Happy New Year, this is Brandon reporting from Ohio. Which is actually rather fortunate, because that is where I already have the subjects of this article premade, years ago. It all started in seminary, where one of the people there brought a coil of wire and made a ring. Rings are pretty cool! Of course, I have since made more than rings, but it is a good starting place.
To start with, wrap some wire around your finger. You want to keep it loose, so that it will fit when you add more to it later. Once you have the band is thick enough, give yourself about more five inches of wire, and clip it off from the coil. If you can’t find your pliers with the wire clipping part, just wiggle the wire back and forth at one spot, and it will snap right off.
Now, you should have two ends to the wire in your hand. Take the one that is shorter, and wrap it around the ring, like you see in the above picture. Note how the end of the wire is pointing outwards. This is crucial to not pricking yourself, a quality not to be scoffed at in a ring. Unless, of course, you coat the pokey bit in poison and give it to your enemy.
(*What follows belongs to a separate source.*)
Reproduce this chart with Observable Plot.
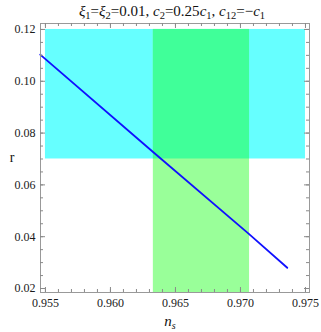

Anyways, once that end is wrapped up, take the long end of wire and start wrapping the ring from where you left off. You want to keep it loose initially, so that you don’t end up with a bulge that you really can’t do too much about.
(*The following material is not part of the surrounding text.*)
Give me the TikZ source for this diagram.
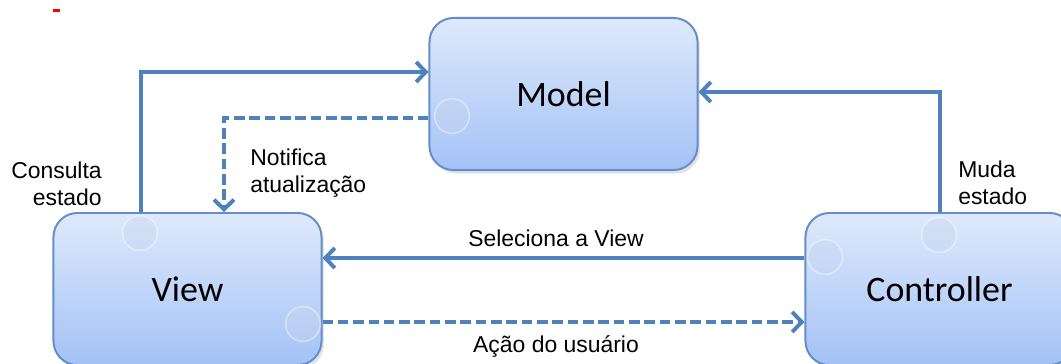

Note again how the end is pointing outward. This is where you clip it, or go for another wrap around the ring before clipping it. Tada, you now have a ring. That might not be enough for you. Would you perhaps be interested in a chain?
Simply make a ring, then make another circle of wire that passes through it as you make it into another ring. If you take this to its logical conclusion, you can make chainmail armor using similar methods. If you do, please send me a picture, I would really like to see it.
Or you could take the classy route. Go to a rocks and minerals show, buy cool things, and wrap enough wire around it that it stays on the ring. I wouldn’t recommend proposing with such a creation; it still tends to look rather shoddy. Jewelers have jobs for a reason.
Instead, listen to your inner child and make wire people who may or may not obey you. Once you have the skeleton down, you can then wrap wire around to make it more fleshed out. Of course, that uses a lot of wire, so you might just settle for a wire skeleton and use something like, oh say, hot glue to give it more substance.
You know, as I am writing this, I realized I should have made that dragon thing over there into a backpack for one of the guys. That would have been pretty cool, but I guess I had to go with giving it legs.
A warning about working with wire: it will always be rounded at the edges. It just doesn’t bend sharply enough to really emulate claws or fingers on a small scale.
As you can see, working with two kinds of wire can give you nice contrasts. You may also notice that the legs were rather long, and now the wings are somewhat more proportional. That tends to happen, but since this is an additive art, it is relatively easy to just make everything bigger to match.
Majestic, bunny-eared dragon.
Now you too can make jewelry, and a dragon to hoard it. Or maybe combine everything, and make bejeweled chainmail armor with dragon wings. Yes, perfect.
Brandon is originally from Olmsted Falls, Ohio. He has studied both at Baldwin Wallace college and Brigham Young University, and is currently pursuing Chemical Engineering, among other things. He considers himself a jack of all trades, and a master of none. In his spare time, Brandon enjoys knitting, guitar, reading, origami, writing, and photography.